PROBLEM
Please write out the lines of the data exactly, beginning with the first and ending with the line containing "from matplotlib.ticker import"; leave the pictures behind.

DATA SUPPLIED
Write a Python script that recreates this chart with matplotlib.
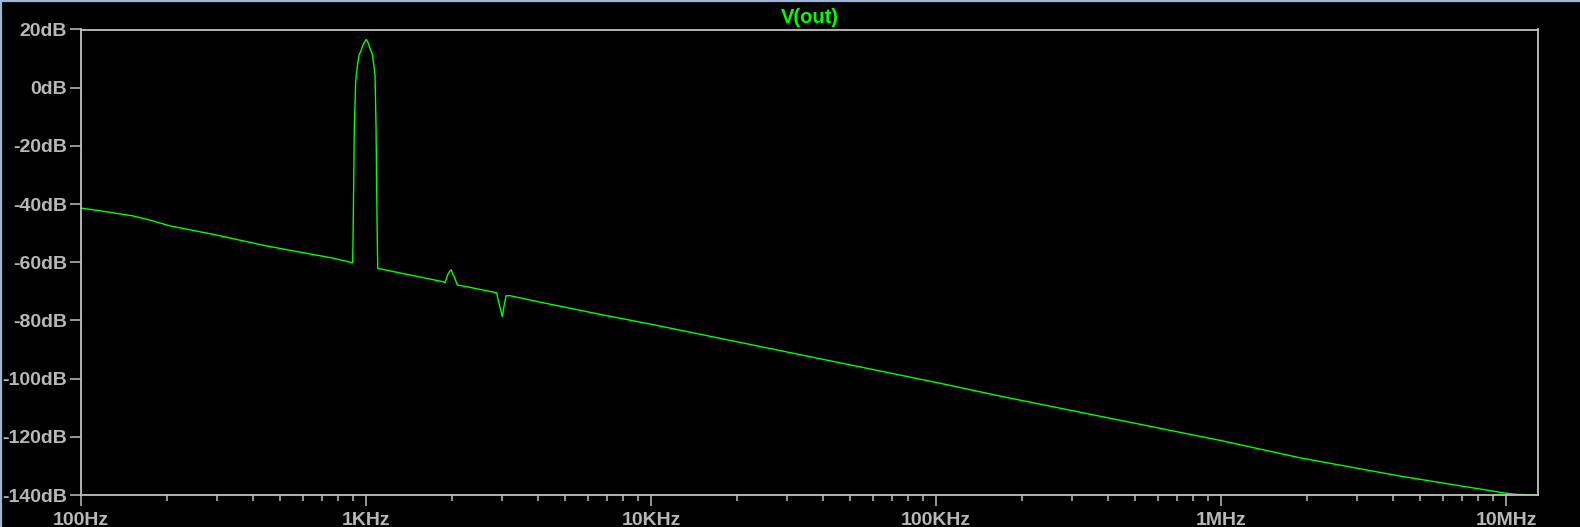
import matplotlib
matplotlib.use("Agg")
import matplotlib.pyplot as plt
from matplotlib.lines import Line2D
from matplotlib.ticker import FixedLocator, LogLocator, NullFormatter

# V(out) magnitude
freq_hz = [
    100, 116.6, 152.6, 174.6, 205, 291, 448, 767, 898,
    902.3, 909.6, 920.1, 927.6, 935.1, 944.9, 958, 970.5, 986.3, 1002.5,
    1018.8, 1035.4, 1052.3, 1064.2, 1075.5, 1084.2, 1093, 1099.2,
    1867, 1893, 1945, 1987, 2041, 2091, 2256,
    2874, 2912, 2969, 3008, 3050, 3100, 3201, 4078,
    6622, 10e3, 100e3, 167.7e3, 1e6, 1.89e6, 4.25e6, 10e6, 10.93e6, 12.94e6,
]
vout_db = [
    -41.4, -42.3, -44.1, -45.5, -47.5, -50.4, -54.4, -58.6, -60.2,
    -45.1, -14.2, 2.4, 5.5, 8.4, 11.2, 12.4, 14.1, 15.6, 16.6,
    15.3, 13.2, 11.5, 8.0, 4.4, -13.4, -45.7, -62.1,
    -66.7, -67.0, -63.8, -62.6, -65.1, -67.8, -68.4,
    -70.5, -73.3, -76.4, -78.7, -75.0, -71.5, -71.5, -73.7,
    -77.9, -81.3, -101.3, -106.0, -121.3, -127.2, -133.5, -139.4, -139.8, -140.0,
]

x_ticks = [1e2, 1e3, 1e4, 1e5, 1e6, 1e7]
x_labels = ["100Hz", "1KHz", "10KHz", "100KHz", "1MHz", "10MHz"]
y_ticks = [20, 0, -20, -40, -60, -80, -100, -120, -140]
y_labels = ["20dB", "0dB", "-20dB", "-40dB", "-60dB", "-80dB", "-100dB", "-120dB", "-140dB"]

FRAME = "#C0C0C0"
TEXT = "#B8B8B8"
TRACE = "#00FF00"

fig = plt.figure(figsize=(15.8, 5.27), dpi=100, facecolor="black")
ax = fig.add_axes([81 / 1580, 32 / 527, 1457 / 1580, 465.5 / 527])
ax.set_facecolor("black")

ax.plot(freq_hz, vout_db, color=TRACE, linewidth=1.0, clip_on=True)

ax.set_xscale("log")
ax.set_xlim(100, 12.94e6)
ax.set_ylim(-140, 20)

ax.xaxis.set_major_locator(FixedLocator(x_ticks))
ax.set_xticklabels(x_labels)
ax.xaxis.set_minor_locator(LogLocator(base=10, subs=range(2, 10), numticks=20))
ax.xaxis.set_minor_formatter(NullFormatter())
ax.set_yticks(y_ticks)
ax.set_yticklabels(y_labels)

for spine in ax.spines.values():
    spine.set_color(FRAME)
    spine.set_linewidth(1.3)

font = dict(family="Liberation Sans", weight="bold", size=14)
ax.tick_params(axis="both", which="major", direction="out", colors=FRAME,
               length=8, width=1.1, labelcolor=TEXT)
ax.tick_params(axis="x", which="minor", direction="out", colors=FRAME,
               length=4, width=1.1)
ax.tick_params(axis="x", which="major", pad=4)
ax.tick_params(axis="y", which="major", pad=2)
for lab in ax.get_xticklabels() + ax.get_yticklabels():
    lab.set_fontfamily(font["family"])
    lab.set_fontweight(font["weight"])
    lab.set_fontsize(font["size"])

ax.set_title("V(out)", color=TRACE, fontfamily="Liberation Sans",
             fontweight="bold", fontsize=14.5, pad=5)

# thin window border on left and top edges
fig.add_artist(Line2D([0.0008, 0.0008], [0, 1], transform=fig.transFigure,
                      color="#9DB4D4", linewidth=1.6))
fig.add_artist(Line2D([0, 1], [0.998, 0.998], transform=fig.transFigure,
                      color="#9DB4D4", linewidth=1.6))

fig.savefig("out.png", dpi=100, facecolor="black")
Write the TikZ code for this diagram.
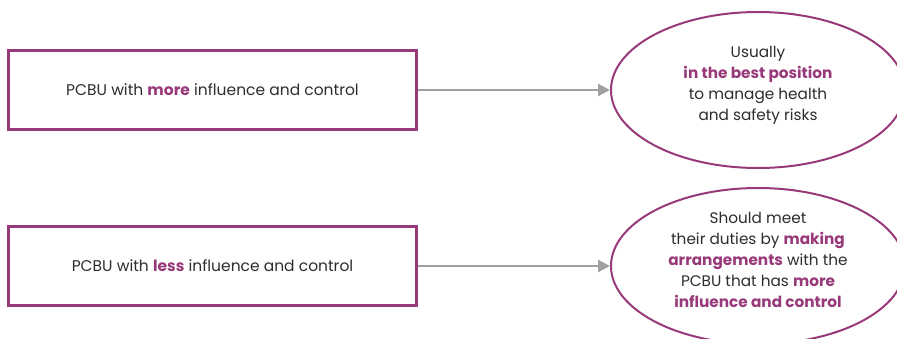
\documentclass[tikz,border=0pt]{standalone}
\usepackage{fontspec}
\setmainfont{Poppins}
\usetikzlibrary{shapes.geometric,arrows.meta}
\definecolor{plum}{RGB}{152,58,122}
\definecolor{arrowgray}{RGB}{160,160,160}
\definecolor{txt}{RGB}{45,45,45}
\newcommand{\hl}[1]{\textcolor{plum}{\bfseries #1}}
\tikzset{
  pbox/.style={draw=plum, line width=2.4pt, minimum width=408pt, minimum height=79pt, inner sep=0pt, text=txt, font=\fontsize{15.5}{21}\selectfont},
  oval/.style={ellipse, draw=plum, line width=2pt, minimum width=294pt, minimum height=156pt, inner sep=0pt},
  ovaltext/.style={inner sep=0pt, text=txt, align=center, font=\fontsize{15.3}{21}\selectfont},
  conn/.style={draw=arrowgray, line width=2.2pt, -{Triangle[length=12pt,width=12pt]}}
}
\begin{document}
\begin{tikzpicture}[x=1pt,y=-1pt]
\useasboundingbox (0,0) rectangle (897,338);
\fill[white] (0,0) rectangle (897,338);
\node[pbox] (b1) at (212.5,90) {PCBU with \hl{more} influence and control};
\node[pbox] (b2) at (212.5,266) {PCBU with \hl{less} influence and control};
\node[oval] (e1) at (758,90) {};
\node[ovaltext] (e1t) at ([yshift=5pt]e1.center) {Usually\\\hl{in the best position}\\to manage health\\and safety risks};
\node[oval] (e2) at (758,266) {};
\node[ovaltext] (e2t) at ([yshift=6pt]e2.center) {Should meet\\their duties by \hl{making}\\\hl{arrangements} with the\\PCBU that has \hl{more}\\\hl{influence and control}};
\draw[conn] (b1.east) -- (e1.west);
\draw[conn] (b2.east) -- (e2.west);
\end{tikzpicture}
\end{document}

RIGHT ANSWER
Write a Python script that recreates this chart with matplotlib.
import matplotlib
matplotlib.use("Agg")
import matplotlib.pyplot as plt
from matplotlib.lines import Line2D
from matplotlib.ticker import FixedLocator, LogLocator, NullFormatter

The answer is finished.